Pratiques anticoncurrentielles
Une épine dans le pied du Conseil de la Concurrence
Alors que le Conseil de la Concurrence s'apprêtait à affliger, fin juillet 2020, une amende record aux distributeurs pour non-respect des règles concurrentielles, un communiqué du Cabinet royal a annoncé la constitution d'une commission ad-hoc pour statuer sur le processus de prise de décision par le président du Conseil à l'époque, Driss Guerraoui. Ce dernier a été remplacé par Ahmed Rahhou, sur décision du Souverain. Depuis, l'aboutissement du dossier demeure lié à la réforme du cadre juridique régissant la concurrence, chantier pris très au sérieux par la ministre de l'Economie et des Finances, Nadia Fettah Alaoui. Cependant, le Conseil de la Concurrence est-il légitime à statuer sur la question ? Pas sûr, si l'on croit Yasser Tamsamani. Pour lui, le marché des hydrocarbures ne remplira jamais les conditions théoriques de la concurrence pure et parfaite. Le nombre d'opérateurs restera toujours limité. « Nous parlons d'une activité capitalistique avec un coût fixe important qui entrave la libre entrée et sortie de ce marché. La concurrence n'est alors pas envisageable. Elle n'est pas non plus souhaitable car imposer une tarification comme s'il y a concurrence rend l'activité non viable économiquement étant donné que les charges fixes ne seront pas couvertes. Dans ces conditions, les opérateurs finiront par quitter ce marché ». La solution, selon lui, est de créer une agence de régulation, plus à même de s'adapter aux spécificités du marché.
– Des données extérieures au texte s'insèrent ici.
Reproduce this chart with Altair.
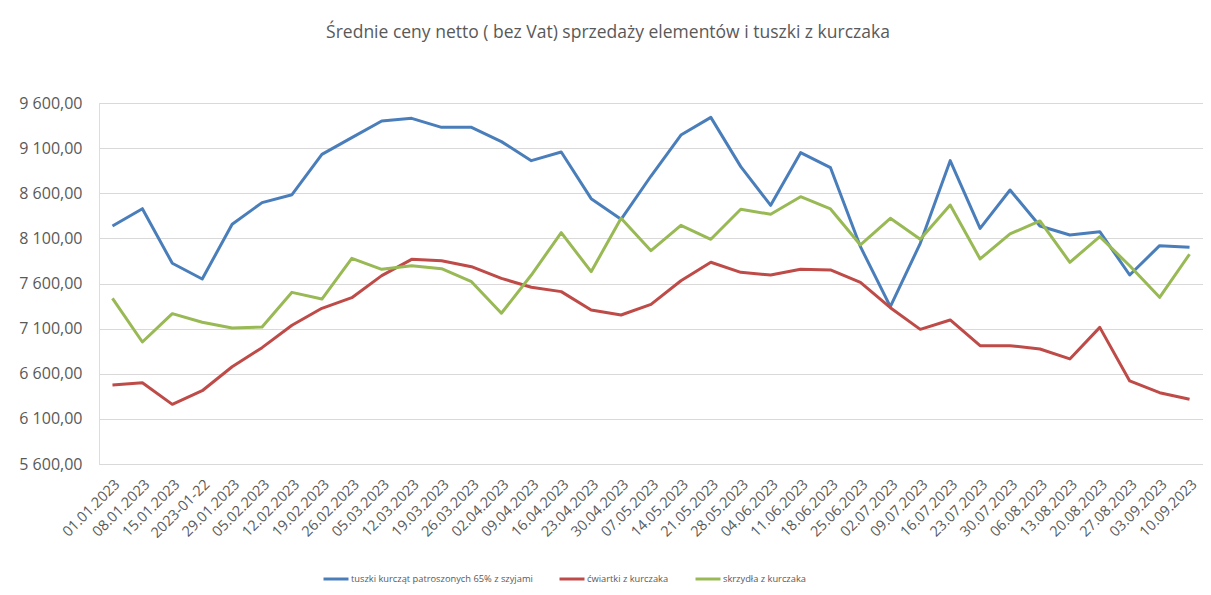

Trois questions à Yasser Tamsamani, économiste « Les craintes sont à relativiser »
Yasser Tamsamani, docteur en économie de l'université Paris 1 Panthéon-Sorbonne, nous livre sa lecture de la flambée des prix des hydrocarbures. - Quelles sont les raisons derrière l'augmentation du prix du pétrole ? - La hausse des prix est un signe de rareté accrue. Dans le cas du pétrole, celle-ci est la résultante aussi bien d'une redynamisation de la demande avec l'accélération de la croissance économique mondiale en 2021 que d'un rationnement de l'offre suite à l'accord des pays de l'OPEP+ du 12 avril 2020 qui prévoit une baisse conséquente de leur production jusqu'à fin avril 2022. - Faut-il craindre cette hausse au Maroc? - Certes, cette hausse a un coût en termes de pression sur le stock de devises et de baisse du pouvoir d'achat des ménages défavorisés. Pour ces derniers, cette hausse ressemble à une taxe régressive, donc injuste. Mais au niveau agrégé, les craintes sur l'ampleur de son effet sont à relativiser, car d'abord l'inflation en tant que hausse généralisée et autoentretenue des prix est peu probable dans le cas du Maroc pour des raisons structurelles... - Que doit faire le gouvernement pour remédier à la situation ? - A court terme, on peut penser à une aide ciblée au profit des ménages dépendants du pétrole dans leur quotidien et qui habitent souvent les zones préurbaines et rurales. Aussi, il y a urgence de créer une agence de régulation de la distribution des produits pétroliers afin de contenir le comportement de marge des entreprises de ce secteur. A moyen terme, le développement des biens et services substituables (transports en commun) à ceux énergivores et un recadrage de la stratégie de la transition énergique sont des leviers pour amortir un choc pétrolier. Recueillis par M. B.